A grande questão que surge é: Erdogan realmente acredita que a Rússia devolverá a Crimeia? A resposta mais provável é que não. A Crimeia tem um valor estratégico inestimável para a Rússia, sendo a sede da sua frota no Mar Negro e uma região crucial para o controle de rotas comerciais. Para Putin, abrir mão da península seria um golpe devastador, tanto no plano militar quanto no econômico.
Dessa forma, a exigência de Erdogan pode ser vista mais como uma jogada política. Ao adotar uma posição mais crítica em relação à Rússia, ele pode estar buscando melhorar suas relações com o Ocidente, especialmente com os Estados Unidos e a União Europeia, que têm pressionado por uma resposta unificada contra a agressão russa na Ucrânia.
Esta não é a primeira vez que Erdogan desafia Putin. Em 2023, o presidente turco permitiu que comandantes ucranianos que estavam em solo turco retornassem à Ucrânia, rompendo um acordo com a Rússia e provocando irritação em Moscou. Esses episódios mostram que, apesar de uma relação aparentemente cooperativa, a aliança entre Erdogan e Putin é mais frágil e complexa do que parece.
Ao pedir a devolução da Crimeia, Erdogan pode estar testando os limites dessa relação e, ao mesmo tempo, reforçando sua posição dentro da OTAN e no cenário internacional. A Turquia, como um dos poucos países que mantém diálogo com ambos os lados do conflito, está numa posição estratégica única, e Erdogan parece determinado a aproveitar isso ao máximo.
Seja qual for o próximo movimento de Erdogan, uma coisa é certa: ele está jogando um jogo geopolítico de alto risco. Ao equilibrar as relações com a Rússia e o Ocidente, o líder turco tenta fortalecer a posição da Turquia no cenário global e garantir que seu país continue a ser um ator relevante no conflito entre Ucrânia e Rússia.
No entanto, esse equilíbrio pode facilmente se desestabilizar. Se a Rússia sentir que está sendo traída pela Turquia, as relações entre os dois países podem azedar rapidamente, o que poderia ter consequências graves, tanto econômicas quanto diplomáticas.

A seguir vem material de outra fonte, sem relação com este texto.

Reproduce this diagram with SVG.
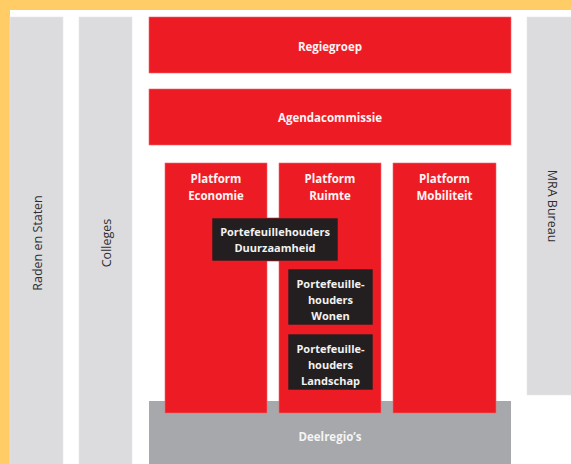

Em um momento em que a guerra na Ucrânia se intensifica, a exigência de Erdogan para a devolução da Crimeia coloca a Turquia em uma posição delicada. Se por um lado ele se apresenta como um defensor dos direitos humanos e dos tártaros da Crimeia, por outro, continua a manter laços importantes com a Rússia. Como esse jogo geopolítico se desenrolará, só o tempo dirá. Mas uma coisa é certa: Erdogan está fazendo movimentos estratégicos em um tabuleiro global cada vez mais complexo.